4.4.  Supporting Host Government Capacity to Implement Psychosocial   
        Support Programs

In collaborating closely with the affected country’s government at different levels, the psychosocial programs can gain institutional acceptance and sustainability. In the immediate aftermath of a disaster, American Red Cross Psychosocial Support Programs, as a matter of policy, promptly begin coordination efforts with government and non-government groups. The coordination groups usually have representation from key government ministries such as the ministries of health, social welfare and education; UN agencies, and national and international non-governmental organizations.

The National Societies act as auxiliaries to the public authorities of their own countries in the humanitarian field. In most cases, the National Societies encourage the American Red Cross to participate in tripartite programs with key government ministries. This is an important element not only with ministries but also National Universities that the National Societies have worked with on PSP.

The services offered by ARC include capacity-building, material development and sharing, or purchasing of books and periodicals on psychosocial support activities and interventions. This activity has high impact, wide reach, high visibility, and because it is co-sponsored by the government, high acceptance from the public. 

5.0. Achieving Psychosocial Competence

An emerging sector in the realm of public health is psychosocial support.  Establishing healthy places is one of the objectives of a psychosocial support program after a disaster. To achieve psychosocial competence there are individual and community behaviors that have been observed during the tsunami recovery process. At the individual level, the survivor moves from the initial perception of risk and benefits, identifies healthy actions that will increase the benefits, explores some of these behaviors, and eventually is able to identify a menu of behaviors that lead to psychosocial competence.

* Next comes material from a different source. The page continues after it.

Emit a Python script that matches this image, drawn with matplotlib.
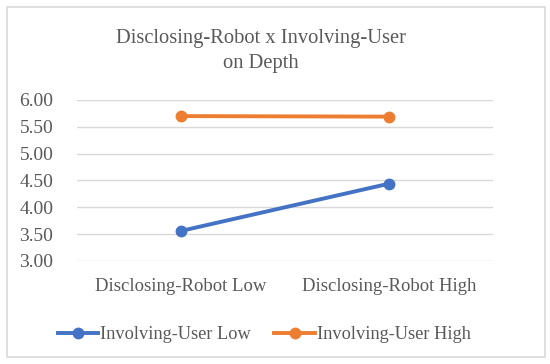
import matplotlib
matplotlib.use("Agg")
import matplotlib.pyplot as plt
from matplotlib.patches import Rectangle

# Data
categories = ["Disclosing-Robot Low", "Disclosing-Robot High"]
user_low = [3.56, 4.44]
user_high = [5.70, 5.69]
series_names = ["Involving-User Low", "Involving-User High"]

plt.rcParams['font.family'] = ['Liberation Serif', 'DejaVu Serif']
text_color = "#595959"

fig = plt.figure(figsize=(5.5, 3.64), dpi=100)
ax = fig.add_axes([0.14, 0.283, 0.756, 0.4423])

x = range(len(categories))
ax.plot(x, user_low, color="#4472C4", lw=2.8, marker="o", ms=7.5, label=series_names[0])
ax.plot(x, user_high, color="#ED7D31", lw=2.8, marker="o", ms=7.5, label=series_names[1])

ax.set_xlim(-0.5, 1.5)
ax.set_ylim(3.0, 6.0)
ax.set_yticks([3.0, 3.5, 4.0, 4.5, 5.0, 5.5, 6.0])
ax.set_yticklabels([f"{v:.2f}" for v in ax.get_yticks()], fontsize=14, color=text_color)
ax.set_xticks(list(x))
ax.set_xticklabels(categories, fontsize=13.5, color=text_color)
ax.tick_params(length=0)
ax.tick_params(axis="y", pad=17)
ax.tick_params(axis="x", pad=12)
ax.grid(axis="y", color="#D9D9D9", lw=1)
ax.set_axisbelow(True)
for s in ax.spines.values():
    s.set_visible(False)

fig.text(0.475, 0.86, "Disclosing-Robot x Involving-User\non Depth", ha="center", va="center",
         fontsize=14.8, color=text_color, linespacing=1.38)

fig.legend(loc="center", bbox_to_anchor=(0.48, 0.08), ncol=2, frameon=False,
           fontsize=13.2, handlelength=2.2, handletextpad=0.1, columnspacing=1.3,
           labelcolor=text_color)

# Outer border like the original chart box
fig.patches.append(Rectangle((0.013, 0.019), 0.978, 0.962, transform=fig.transFigure,
                             fill=False, edgecolor="#D9D9D9", lw=1.2))

fig.savefig("out.png", dpi=100)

To establish community psychosocial competence, the survivors talk to each other about what has just happened to them, and in doing so, develop inter-relationships that may in a short period of time, become a social support network. The survivors attend to urgent needs, responsibility for neighbors increases, and decisions to toward psychosocial needs are made. The individual and collective interactions lead to community mapping, examination of protective factors, shared objectives and activities. Survivors form themselves into a group that can direct change.  These individual and collective activities result in development of psychosocial competence.

6.0.  Summary

Psychosocial support is recognized as an important component of recovery and reconstruction efforts in communities in the aftermath of disasters. The forms and methods of such support have grown in response to the severity of disasters and have been refined to suit specific local needs. Community resilience projects or the reestablishment of ‘sense of place’ is a form of empowerment of the community to move ahead. Empowerment involves identifying healthy behaviors and practice of these behaviors results in the community networks directing change.   For sustainable reconstruction efforts, the community is the entity that makes choices about what needs to be done for rebuilding life. 

The key to success in disaster rehabilitation is to ensure that the people affected are involved in the planning and implementation of recovery programs from day one, based on an open dialogue and a strong partnership between communities and humanitarian assistance agencies. The Psychosocial Support Program, described above, assists community members to build on their own strengths, and develop their own capacities to mourn losses, celebrate the new beginning, and rebuild a new community. The surviving population emerge as victors from being victims, thus enhancing community competence, which is the ultimate goal of psychosocial support programs.